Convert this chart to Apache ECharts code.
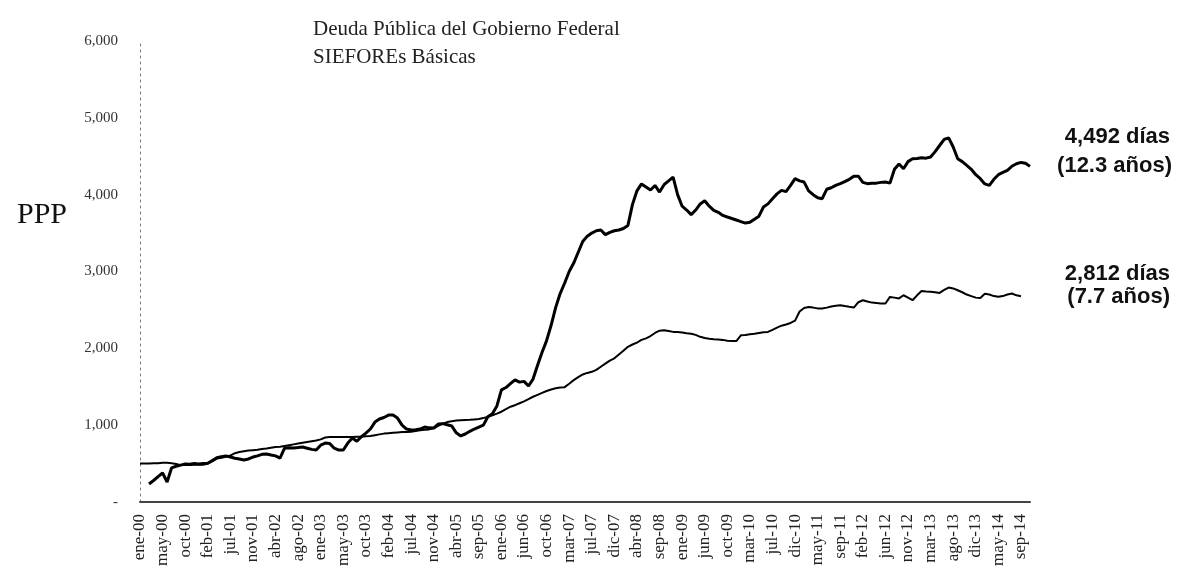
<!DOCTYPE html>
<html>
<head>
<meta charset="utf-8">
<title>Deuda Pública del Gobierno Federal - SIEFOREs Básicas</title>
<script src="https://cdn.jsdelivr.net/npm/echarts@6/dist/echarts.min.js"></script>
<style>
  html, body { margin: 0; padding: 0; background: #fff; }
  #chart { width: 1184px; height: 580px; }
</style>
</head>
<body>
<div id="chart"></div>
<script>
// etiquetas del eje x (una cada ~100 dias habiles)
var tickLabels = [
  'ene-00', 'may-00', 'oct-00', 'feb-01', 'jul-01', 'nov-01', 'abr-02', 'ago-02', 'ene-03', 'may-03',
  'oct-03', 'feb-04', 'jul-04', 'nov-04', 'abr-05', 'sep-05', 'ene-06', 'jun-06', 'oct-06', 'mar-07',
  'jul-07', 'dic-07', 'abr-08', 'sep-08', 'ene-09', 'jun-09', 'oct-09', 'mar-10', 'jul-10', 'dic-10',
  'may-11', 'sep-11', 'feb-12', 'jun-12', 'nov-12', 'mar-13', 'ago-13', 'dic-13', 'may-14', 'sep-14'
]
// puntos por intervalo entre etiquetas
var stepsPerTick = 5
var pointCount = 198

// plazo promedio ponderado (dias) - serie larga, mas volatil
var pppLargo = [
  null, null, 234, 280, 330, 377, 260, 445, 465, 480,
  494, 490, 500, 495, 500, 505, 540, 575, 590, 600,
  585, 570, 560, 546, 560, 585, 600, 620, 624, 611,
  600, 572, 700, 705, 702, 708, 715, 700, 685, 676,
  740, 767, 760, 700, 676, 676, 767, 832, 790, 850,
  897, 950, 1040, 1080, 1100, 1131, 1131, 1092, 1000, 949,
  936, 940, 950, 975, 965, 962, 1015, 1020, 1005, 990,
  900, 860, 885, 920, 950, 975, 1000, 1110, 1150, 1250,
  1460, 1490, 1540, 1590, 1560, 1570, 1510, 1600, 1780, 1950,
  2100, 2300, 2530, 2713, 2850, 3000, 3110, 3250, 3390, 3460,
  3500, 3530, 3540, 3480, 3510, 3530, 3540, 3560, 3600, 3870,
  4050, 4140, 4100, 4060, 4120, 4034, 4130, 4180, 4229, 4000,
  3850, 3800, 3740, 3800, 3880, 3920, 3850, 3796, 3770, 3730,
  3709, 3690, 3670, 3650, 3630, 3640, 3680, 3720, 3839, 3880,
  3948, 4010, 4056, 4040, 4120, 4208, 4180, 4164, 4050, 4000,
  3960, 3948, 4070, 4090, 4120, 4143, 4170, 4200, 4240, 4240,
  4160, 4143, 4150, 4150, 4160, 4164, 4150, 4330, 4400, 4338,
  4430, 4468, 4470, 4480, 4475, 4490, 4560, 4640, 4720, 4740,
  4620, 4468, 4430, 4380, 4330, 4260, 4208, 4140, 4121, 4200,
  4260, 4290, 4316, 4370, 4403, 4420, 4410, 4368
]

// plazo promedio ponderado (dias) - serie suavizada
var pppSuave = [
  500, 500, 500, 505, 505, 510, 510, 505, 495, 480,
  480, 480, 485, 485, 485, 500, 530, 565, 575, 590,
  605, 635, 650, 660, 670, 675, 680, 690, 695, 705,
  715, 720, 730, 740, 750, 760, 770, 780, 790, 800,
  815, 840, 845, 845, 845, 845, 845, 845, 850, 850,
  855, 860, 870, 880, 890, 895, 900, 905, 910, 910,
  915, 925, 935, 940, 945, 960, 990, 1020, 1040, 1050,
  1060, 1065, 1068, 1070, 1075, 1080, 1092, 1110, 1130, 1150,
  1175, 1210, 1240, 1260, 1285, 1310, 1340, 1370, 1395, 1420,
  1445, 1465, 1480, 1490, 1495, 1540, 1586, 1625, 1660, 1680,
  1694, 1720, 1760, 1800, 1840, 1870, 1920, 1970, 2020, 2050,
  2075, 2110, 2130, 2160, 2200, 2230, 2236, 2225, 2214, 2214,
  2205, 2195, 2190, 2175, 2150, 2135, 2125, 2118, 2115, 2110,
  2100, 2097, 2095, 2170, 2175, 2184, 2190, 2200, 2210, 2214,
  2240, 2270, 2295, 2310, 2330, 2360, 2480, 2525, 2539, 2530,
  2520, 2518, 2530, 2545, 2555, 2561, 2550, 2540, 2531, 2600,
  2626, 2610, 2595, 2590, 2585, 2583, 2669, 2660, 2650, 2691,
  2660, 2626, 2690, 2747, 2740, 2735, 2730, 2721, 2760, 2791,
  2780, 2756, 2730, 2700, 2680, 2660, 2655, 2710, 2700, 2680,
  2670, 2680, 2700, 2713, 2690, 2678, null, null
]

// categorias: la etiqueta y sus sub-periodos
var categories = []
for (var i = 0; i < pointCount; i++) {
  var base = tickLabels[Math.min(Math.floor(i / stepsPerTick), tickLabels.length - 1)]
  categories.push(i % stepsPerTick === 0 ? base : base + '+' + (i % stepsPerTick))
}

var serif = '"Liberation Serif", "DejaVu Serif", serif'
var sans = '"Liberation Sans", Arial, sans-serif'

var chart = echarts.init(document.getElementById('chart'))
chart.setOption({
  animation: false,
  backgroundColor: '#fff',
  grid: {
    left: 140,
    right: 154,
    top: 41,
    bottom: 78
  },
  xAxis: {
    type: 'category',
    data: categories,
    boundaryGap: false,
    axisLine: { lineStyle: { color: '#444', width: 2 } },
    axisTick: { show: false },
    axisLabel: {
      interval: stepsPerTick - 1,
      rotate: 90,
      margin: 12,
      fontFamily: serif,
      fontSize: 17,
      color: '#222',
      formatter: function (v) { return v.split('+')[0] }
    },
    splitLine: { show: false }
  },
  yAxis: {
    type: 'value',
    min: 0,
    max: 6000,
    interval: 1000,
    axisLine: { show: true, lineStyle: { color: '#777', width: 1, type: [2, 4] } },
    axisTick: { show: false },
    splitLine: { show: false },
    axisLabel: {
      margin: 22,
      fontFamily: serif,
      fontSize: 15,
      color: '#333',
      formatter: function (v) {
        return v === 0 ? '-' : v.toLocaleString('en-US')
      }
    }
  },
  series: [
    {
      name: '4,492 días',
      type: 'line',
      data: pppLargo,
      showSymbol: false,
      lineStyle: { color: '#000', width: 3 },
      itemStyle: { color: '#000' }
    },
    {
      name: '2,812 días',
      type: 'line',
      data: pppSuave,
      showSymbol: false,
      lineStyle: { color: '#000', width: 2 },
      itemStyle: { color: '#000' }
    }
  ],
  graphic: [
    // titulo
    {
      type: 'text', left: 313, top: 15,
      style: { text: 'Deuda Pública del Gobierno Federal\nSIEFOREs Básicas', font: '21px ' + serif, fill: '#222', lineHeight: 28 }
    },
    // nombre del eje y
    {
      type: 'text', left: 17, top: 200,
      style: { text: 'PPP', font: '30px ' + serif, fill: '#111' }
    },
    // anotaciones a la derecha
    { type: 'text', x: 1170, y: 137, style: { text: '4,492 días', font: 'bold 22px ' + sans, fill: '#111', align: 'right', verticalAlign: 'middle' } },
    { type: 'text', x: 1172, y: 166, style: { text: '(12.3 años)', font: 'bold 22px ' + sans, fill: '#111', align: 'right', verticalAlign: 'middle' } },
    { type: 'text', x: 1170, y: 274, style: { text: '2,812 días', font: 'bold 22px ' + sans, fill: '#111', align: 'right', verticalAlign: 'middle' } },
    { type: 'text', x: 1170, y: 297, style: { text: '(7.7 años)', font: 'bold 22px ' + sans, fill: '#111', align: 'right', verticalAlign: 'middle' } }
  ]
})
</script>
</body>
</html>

◆ Task objective ◆
The lines from the start of the data through the line that contains "var pointCount = 198" are to be returned exactly, please, with both ends included and every picture left out.

◆ Exercise result ◆
Convert this chart to Apache ECharts code.
<!DOCTYPE html>
<html>
<head>
<meta charset="utf-8">
<title>Deuda Pública del Gobierno Federal - SIEFOREs Básicas</title>
<script src="https://cdn.jsdelivr.net/npm/echarts@6/dist/echarts.min.js"></script>
<style>
  html, body { margin: 0; padding: 0; background: #fff; }
  #chart { width: 1184px; height: 580px; }
</style>
</head>
<body>
<div id="chart"></div>
<script>
// etiquetas del eje x (una cada ~100 dias habiles)
var tickLabels = [
  'ene-00', 'may-00', 'oct-00', 'feb-01', 'jul-01', 'nov-01', 'abr-02', 'ago-02', 'ene-03', 'may-03',
  'oct-03', 'feb-04', 'jul-04', 'nov-04', 'abr-05', 'sep-05', 'ene-06', 'jun-06', 'oct-06', 'mar-07',
  'jul-07', 'dic-07', 'abr-08', 'sep-08', 'ene-09', 'jun-09', 'oct-09', 'mar-10', 'jul-10', 'dic-10',
  'may-11', 'sep-11', 'feb-12', 'jun-12', 'nov-12', 'mar-13', 'ago-13', 'dic-13', 'may-14', 'sep-14'
]
// puntos por intervalo entre etiquetas
var stepsPerTick = 5
var pointCount = 198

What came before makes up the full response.